Em Portugal no tempo em que o jogo do pau era popular como as artes marciais aqui agora
Como sempre que se fala em violência em Timor aparecem uns quantos malais iluminados a sentir-se superiores por virem de países onde “nunca há porrada e toda a gente vive numa harmonia social perfeita” (antes fosse!), é bom lembrar pelo menos como eram as coisas há uns tempos nessas terras. Na Austrália havia caça organizada ao aborígene. Em Portugal era assim há umas décadas:
“Podemos dizer o mesmo – mas com mais certeza – das manifestações de violência que, por volta dos anos 20 e 30, acompanhavam geralmente as romarias e, mais concretamente, delas faziam parte ritual.

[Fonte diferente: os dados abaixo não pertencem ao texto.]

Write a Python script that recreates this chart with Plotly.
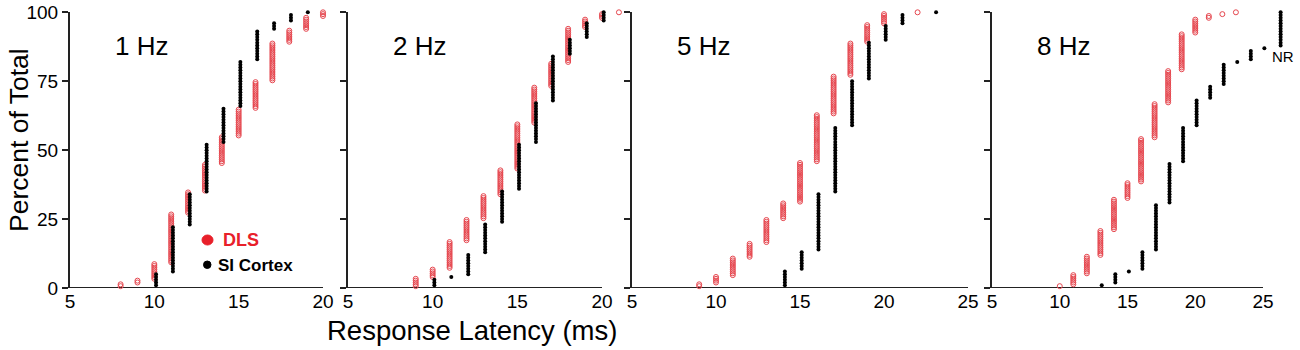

Não nos referimos só às disputas entre jovens que podem ter origem em rivalidades amorosas, sobretudo quando os rivais pertencem a grupos territoriais diferentes (717), nem às frequentes brigas provocadas pelo vinho (718). Eram outrora comuns e hoje não são raras (719). Referimo-nos, sim, a verdadeiras guerras entre aldeias, que explodiam, quase sistematicamente, no decurso das romarias e suficientemente recentes para que os velhos se lembrem de nelas terem participado e os mais jovens de a elas terem assistido. Se os velhos que entrevistámos são pouco loquazes relativamente aos aspectos sexuais da festa no tempo da sua juventude, os seus testemunhos são, pelo contrário, constantes e explícitos e as emoções ainda bastante vivas no que diz respeito a estas batalhas, permitindo-nos assim considerá-las como parte integrante da romaria. O pároco de Baçal relata fielmente alguns exemplos do fim do século XIX e princípios do século XX: alguns duraram um dia e uma noite, outros saldaram-se por mortos e dezenas de feridos (720). O pároco de Foz Côa mostra a inserção ritual e o desenrolar esperado e estereotipado destas batalhas na romaria da sua paróquia, até uma época mais recente. A naturalidade com que refere a continuação jovial do arraial, imediatamente após a separação dos adversários pela polícia e o transporte dos feridos (ou eventualmente dos mortos), mostra bem o carácter inelutável e sistemático desta fase da peregrinação (721). De alguma forma também este sangue fazia parte da festa.
(...)
As descrições detalhadas que recolhemos directamente dos actores de outrora centram-se na rivalidade entre aldeias (722). Antigas discórdias por vezes não resolvidas: «Discutiremos isso na romaria», velhos ressentimentos herdados de outra geração e que determinam uma agressividade latente, solidariedade entre os jovens «que começaram», ou então, muito simplesmente, recusa de aceitar uma humilhação ou uma injúria imediata... todos estes motivos podem conjugar-se – e ligar-se em torno de uma fatalidade própria da romaria – num fundo de hostilidade e de alianças tradicionais de que já não se sabe a origem. (...) Uma oração de joelhos, depois, agitando ameaçadoramente os cajados, um grito: «Viva Tinalhas!» (...) E era então que frequentemente estalava a briga. Entre homens. A pau e pedra. (...) Extremavam-se os campos, sempre os mesmos: Salgueiros e Póvoa de um lado, Juncal, Freixial e Tinalhas do outro (724).
(...)
Os antigos combatentes estão de acordo acerca dos factores desta evolução que puseram termo às guerras de aldeias: a escola, a Guarda Nacional [Republicana], os sermões do pároco «quando ele é bom...». “ in Pierre Sanchis – Arraial: Festa de um Povo – as romarias portuguesas. Lisboa, Publicações D. Quixote, 1992, 2ªed, p. 175-177
Ou ainda:
Ernesto Veiga de Oliveira - Festividades Cíclicas em Portugal. Lisboa, Publicações D. Quixote, 1984, pp.323-324 (Citado em O jogo-do-pau como representação de estatuto e hierarquia nas sociedades tradicionais): “E era o «varrer» da feira ou do terreiro, refregas épicas, verdadeiras lutas campais, de paus que cruzavam no ar, no furor das pancadas, num jogo largo de feira ou «varrimento» (...), entre nuvens de pó, no meio da gritaria das mulheres que fugiam em todas as direcções”.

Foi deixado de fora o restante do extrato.